Making Sense Of Blue Light

Making Sense Of Blue Light

You have probably heard of blue light and it’s harmful effects on your vision. However, making sense of blue light and its affects can be difficult. What exactly is blue light and is it bad for you?

What Is Blue Light?

Sunlight contains red, orange, yellow, green and blue light rays. Combined, this spectrum of colored light rays creates what we call “white light” or sunlight. Without getting too complicated, light rays with shorter wavelengths have more energy. Blue light rays with the shortest wavelengths (and highest energy) are sometimes called blue-violet or violet light. This is why the invisible electromagnetic rays just beyond the visible light spectrum are called ultraviolet (UV) radiation.

 

Blue light has benefits and dangers. Some important points you should know about blue light are it is everywhere, these rays are what make the sky look blue, and too much exposure may increase the risk of macular degeneration. Blue light contributes to digital eye strain and protection from this light may be even more important after cataract surgery. The main source of blue light is the sun, however there are also many indoor sources of blue light, most notably fluorescent and LED lighting, the display screens of televisions, computers, smartphones and other digital devices. Many eye doctors and other health care professionals are concerned about possible long-term effects of blue light on eye health.

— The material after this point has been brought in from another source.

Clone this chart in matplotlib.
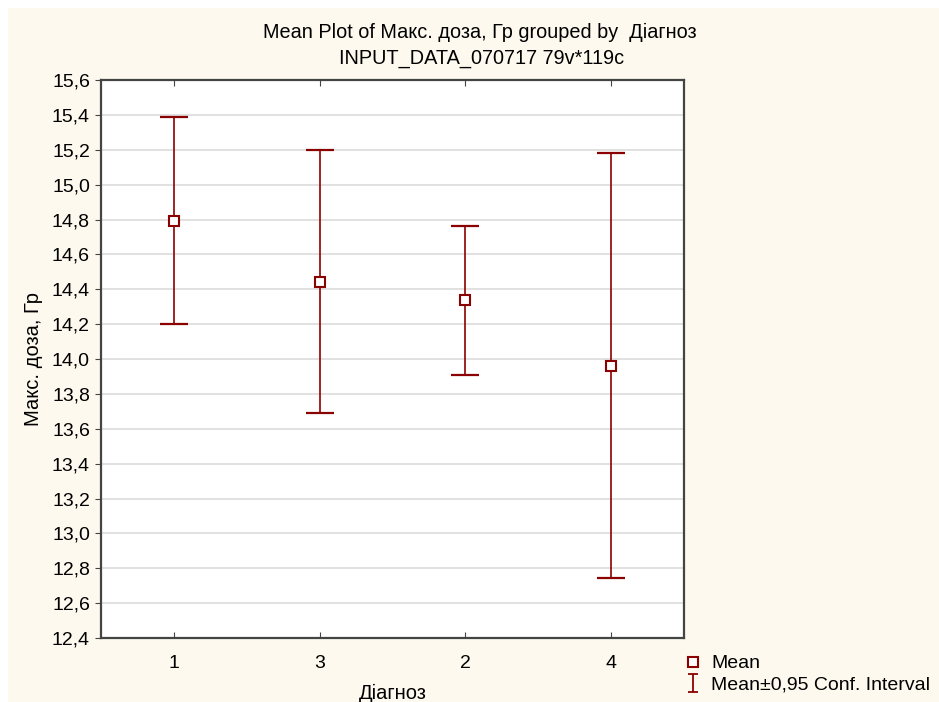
import matplotlib.pyplot as plt
import matplotlib.patches as mpatches
from matplotlib.lines import Line2D
from matplotlib.path import Path
import numpy as np

plt.rcParams['font.family'] = ['Liberation Sans', 'DejaVu Sans']

groups = ['1', '3', '2', '4']
means = [14.794, 14.444, 14.336, 13.961]
ci_low = [14.198, 13.689, 13.907, 12.744]
ci_high = [15.390, 15.199, 14.765, 15.179]
yticks = np.arange(12.4, 15.61, 0.2)

red = '#8b0000'
cream = '#fdf9ee'
fs = 14

fig = plt.figure(figsize=(9.39, 7.02), dpi=100)
fig.patch.set_facecolor('white')
fig.patches.append(mpatches.Rectangle((8/939, 0), 1, 1-8/702, transform=fig.transFigure,
                                      facecolor=cream, edgecolor='none', zorder=-10))

ax = fig.add_axes([101/939, 1-638/702, 583/939, 558/702])
ax.set_facecolor('white')

x = np.arange(1, len(groups)+1)
m = np.array(means)
err = [m - np.array(ci_low), np.array(ci_high) - m]
ax.errorbar(x, m, yerr=err, fmt='none', ecolor=red, elinewidth=1.2,
            capsize=10.4, capthick=1.6, zorder=3)
ax.plot(x, m, 's', mfc='white', mec=red, mew=1.5, ms=7, ls='none', zorder=4)

ax.set_xlim(0.5, 4.5)
ax.set_ylim(12.4, 15.6)
ax.set_xticks(x)
ax.set_xticklabels(groups)
ax.set_yticks(yticks)
ax.set_yticklabels([f'{v:.1f}'.replace('.', ',') for v in yticks])
ax.yaxis.grid(True, color='#dcdcdc', lw=1.2)
ax.set_axisbelow(True)
ax.tick_params(axis='x', direction='in', top=True, length=4, labelsize=fs, pad=12, color='#444444')
ax.tick_params(axis='y', direction='out', length=4, labelsize=fs, pad=4, color='#444444')
for s in ax.spines.values():
    s.set_color('#444444')
    s.set_linewidth(1.6)

ax.set_xlabel('Діагноз', fontsize=14.5, labelpad=9)
ax.set_ylabel('Макс. доза, Гр', fontsize=14.5, labelpad=6)

title_font = ['Liberation Sans Narrow', 'Liberation Sans', 'DejaVu Sans']
fig.text(480/939, 1-32/702, 'Mean Plot of Макс. доза, Гр grouped by  Діагноз',
         ha='center', va='center', fontsize=14.3, family=title_font)
fig.text(482/939, 1-58/702, 'INPUT_DATA_070717 79v*119c',
         ha='center', va='center', fontsize=14.3, family=title_font)

# legend icon for the confidence interval: an "I" shape
ibar = Path([(-0.55, 1), (0.55, 1), (0, 1), (0, -1), (-0.55, -1), (0.55, -1)],
            [Path.MOVETO, Path.LINETO, Path.MOVETO, Path.LINETO, Path.MOVETO, Path.LINETO])
ci_handle = Line2D([], [], marker=ibar, ms=13, mec=red, mew=1.3, ls='none')
mean_handle = Line2D([], [], marker='s', mfc='white', mec=red, mew=1.5, ms=7, ls='none')

fig.legend([mean_handle, ci_handle], ['Mean', 'Mean±0,95 Conf. Interval'], loc='upper left',
           bbox_to_anchor=(674/939, 1-645/702), frameon=False, fontsize=fs,
           handlelength=1.0, handletextpad=0.4, borderpad=0, labelspacing=0.2)

plt.savefig('out.png', dpi=100, facecolor=fig.get_facecolor())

Why Not Block All Blue Light?

It is important to note not all blue light is bad. While it is beneficial to block bad blue light, some blue light exposure is essential for good health. Research has shown high-energy light boosts alertness, helps memory and cognitive function, and elevates mood. It is also very important in regulating the sleep cycle. Getting too much blue light late at night can disrupt your circadian rhythm, leading to sleepless nights and daytime fatigue.  Primary sources of this blue light include smartphones, tablets, computers, televisions and even your energy-saving light bulbs.

How Can You Protect Your Eyes From Harmful Blue Light?

Computer glasses can be helpful in reducing blue light exposure from computers and digital devices. You can get blue-blocking anti-reflective lenses with or without a prescription and in most lens materials. There are several manufacturers of anti-reflective lens treatments that reflect harmful blue light, and one of our favorite is Hoya’s Recharge.

Recharge is an ant-reflective coating that reflects harmful blue light while ensuring that the portion of blue light needed for optimal contrast and other health benefits is allowed to pass through the lens. According to Maria Petruccelli, director of the professional business division at Hoya Vision Care Canada, “Recharge reduces blue light by about 30 per cent in the HEV light range. It increases contrast and visual sharpness, reduces glare, and provides a measure of protection from blue light risks. It also provides Hoya AR quality on physical attributes, including adhesion, scratch resistance, longevity and cleanability.”

Because Recharge helps to protect against the harmful effects of blue light, it may be prescribed for HEV light reduction to lower the long-term risk of blue light associated with retinal damage and cataracts. Recharge is available on all Hoya lenses.

Ask your eye doctor about which type of vision correction and lens features best suit your needs for viewing your computer and other digital devices and protecting your eyes from blue light.